The changes will serve to ratchet back a process that many in Colorado think has gotten out of control, Fields said.

Previously, vacant farmland or modest homes have been deemed “blighted” and taken for redevelopment projects. Many believed the driving force behind the projects was the generation of sales-tax revenue for cash-starved municipalities.

However, those involved in drafting the changes said they wanted to leave government the ability to attack truly blighted areas, such as an old garbage dump in Sheridan that occasionally produces methane explosions.

“It won’t impede the ability to do a legitimate urban renewal project,” said Malcolm Murray, a Denver lawyer who typically represents governments in eminent-domain cases.

But Fields said the changes will force governments to meet a higher burden of proof before they can condemn.

Condemning authorities will have to show “clear and convincing” evidence the taking is necessary for elimination of blight. The previous standard had been a “preponderance” of the evidence.

In many cases, property owners complained that governments were cavalier in calling property blighted to grease the skids for condemnation.

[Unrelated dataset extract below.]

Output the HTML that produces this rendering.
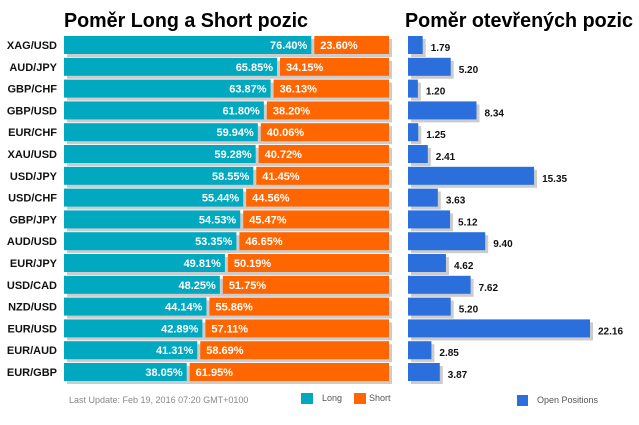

“It certainly opens the door for challenges to blight studies and findings of blight,” said Bob Hoban, a Denver lawyer represents property owners.

Hoban said the change makes absolutely clear that revenue generation cannot be a justification for using eminent domain.

That issue came to the forefront in 2004 when Colorado Supreme Court justices issued an opinion on a condemnation case involving an Arvada lake.

In a sharp rebuke to aggressive urban renewal authorities, the justices overturned Arvada’s effort to condemn part of a lake for a Wal-Mart project.

The case addressed whether the city’s urban renewal authority could use a 1981 blight finding to justify a public taking, even though the area already had been redeveloped.

In a much-studied footnote in the case, the justices signaled that they thought there were limits to an urban renewal authority’s power to take property for redevelopment, limits that Arvada wasn’t recognizing.

Buzz Kilker is an Aurora business owner who has followed the eminent-domain debate with interest over the years.

His auto-body repair shop in the Fitzsimons area has been targeted for eminent-domain proceedings several times.

There has been a lull in activity recently, he said, for two reasons. First, the area is rejuvenating itself; and second, the scrutiny that the project has gotten has prompted outrage from citizens who think government ought to be conservative in condemning property.

Kilker welcomed the tighter controls that come with the changes in state law. He said they will allow market forces to play a greater role in determining the future of his business.

“Anything’s going to help,” he said. “This thing had gotten out of control.”